Vive insomma quelle ore di insonnia, proiettandoci dentro il ricordo dell’abitudine come se fosse un gioco sempre più macabro e quasi rituale che coinvolge oggetti e sequenze visive falsamente liberatorie ed appaganti.

Riprende poi la pistola ormai rimontata e resa di nuovo funzionante, la dipinge di rosso a pallini bianchi, finge di sparare prima agli oggetti e poi anche a se stesso (mimando l’azione davanti allo specchio della camera da letto). Fa poi passare un serpentello di gomma fra le gambe della moglie  ancora addormentata, poi con la stessa indifferenza, le mette un cuscino sulla testa e spara tre colpi uccidendola.

Da un cassetto, prende i gioielli ed esce. Con  la macchina raggiunge il mare. Vede un veliero in sosta e  dalla grotta di Byron, si tuffa per raggiungerlo a nuoto. La nave (la cui padrona-capitano è di una bellezza prorompente) è diretta a Tahiti.
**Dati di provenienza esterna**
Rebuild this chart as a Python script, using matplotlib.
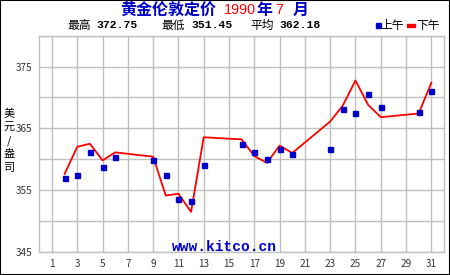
import matplotlib.pyplot as plt
from matplotlib.patches import Rectangle

plt.rcParams['font.family'] = ['Noto Sans CJK SC', 'DejaVu Sans']

am_days = [2, 3, 4, 5, 6, 9, 10, 11, 12, 13, 16, 17, 18, 19, 20, 23, 24, 25, 26, 27, 30, 31]
am_price = [357.0, 357.4, 361.2, 358.8, 360.3, 359.8, 357.5, 353.6, 353.2, 359.0, 362.4,
            361.2, 360.1, 361.6, 360.8, 361.7, 368.2, 367.4, 370.6, 368.5, 367.7, 371.1]
pm_days = am_days
pm_price = [357.6, 362.0, 362.5, 359.8, 361.1, 360.4, 354.1, 354.4, 351.45, 363.55, 363.2,
            360.5, 359.4, 362.2, 361.0, 366.1, 368.7, 372.75, 368.8, 366.8, 367.4, 372.4]
x_ticks = list(range(1, 32, 2))
y_ticks = [345, 355, 365, 375]

blue = '#0000c8'
red = '#ff0000'
grid = '#c0c0c0'
W, H = 450, 275


def px(x, y):
    # pixel position (from top-left) -> figure fraction
    return x / W, 1 - y / H


fig = plt.figure(figsize=(4.5, 2.75), dpi=100)
fig.patches.append(Rectangle((0, 0), 1, 1, transform=fig.transFigure, fill=False,
                             edgecolor='black', linewidth=1.5))
ax = fig.add_axes([0.0873, 0.0847, 0.8994, 0.7853])

ax.plot(pm_days, pm_price, color=red, linewidth=1.3, zorder=3)
ax.plot(am_days, am_price, 's', color=blue, markersize=3.6, zorder=4)

ax.set_xlim(0, 32)
ax.set_ylim(345, 380)
ax.set_xticks(x_ticks)
ax.set_yticks(y_ticks)
ax.set_yticks(range(345, 381, 5), minor=True)
ax.grid(True, which='both', color=grid, linewidth=1)
ax.set_axisbelow(True)
for s in ax.spines.values():
    s.set_color(grid)
    s.set_linewidth(1)
ax.tick_params(length=0, labelsize=7.2, colors='#333333', pad=5)
ax.tick_params(which='minor', length=0)

fig.text(*px(172, 247), 'www.kitco.cn', ha='left', va='center',
         color=blue, fontsize=10.5, fontweight='bold', family='Liberation Mono')

# vertical y label, one character per line
for ch, y in zip('美元/盎司', [114, 127, 140.5, 154, 167.5]):
    fig.text(*px(9, y), ch, ha='center', va='center', fontsize=8, color='black')

# title
ty = 10
fig.text(*px(120, ty), '黄金伦敦定价', color=blue, fontsize=11.5, fontweight='bold', va='center')
fig.text(*px(224, ty + 0.5), '1990', color=red, fontsize=10.4, va='center', family='Liberation Sans')
fig.text(*px(256, ty), '年', color=blue, fontsize=11.5, fontweight='bold', va='center')
fig.text(*px(275, ty + 0.5), '7', color=red, fontsize=10.4, va='center', family='Liberation Sans')
fig.text(*px(293, ty), '月', color=blue, fontsize=11.5, fontweight='bold', va='center')

# summary line
sy = 25.5
for x0, x1, lab, val in [(67, 96, '最高', '372.75'), (161, 191, '最低', '351.45'),
                         (250, 279, '平均', '362.18')]:
    fig.text(*px(x0, sy), lab, fontsize=8.5, va='center')
    fig.text(*px(x1, sy), val, fontsize=8.2, fontweight='bold', va='center',
             family='Liberation Mono')

fig.patches.append(Rectangle(px(376, 28), 5 / W, 5 / H, transform=fig.transFigure, color=blue))
fig.text(*px(380.5, sy), '上午', fontsize=8.5, va='center')
fig.patches.append(Rectangle(px(407, 26.5), 8 / W, 2 / H, transform=fig.transFigure, color=red))
fig.text(*px(416, sy), '下午', fontsize=8.5, va='center')

fig.savefig('out.png', dpi=100)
Si fa allora assumere come cuoco dopo averle consegnato i gioielli, e mentre il veliero salpa per arrivare a quella meta lontana, il cielo si tinge di un rosso accesamente romantico simile a quello con cui era stata dipinta la pistola, perfetta e altrettanto paradossale conclusione “divagante” aperta al altrettante  e non del tutto univoche interpretazioni, visto che nella pellicola di sottotesti possibili ce ne sono tantissimi, e tutti assolutamente percorribili e pertinenti.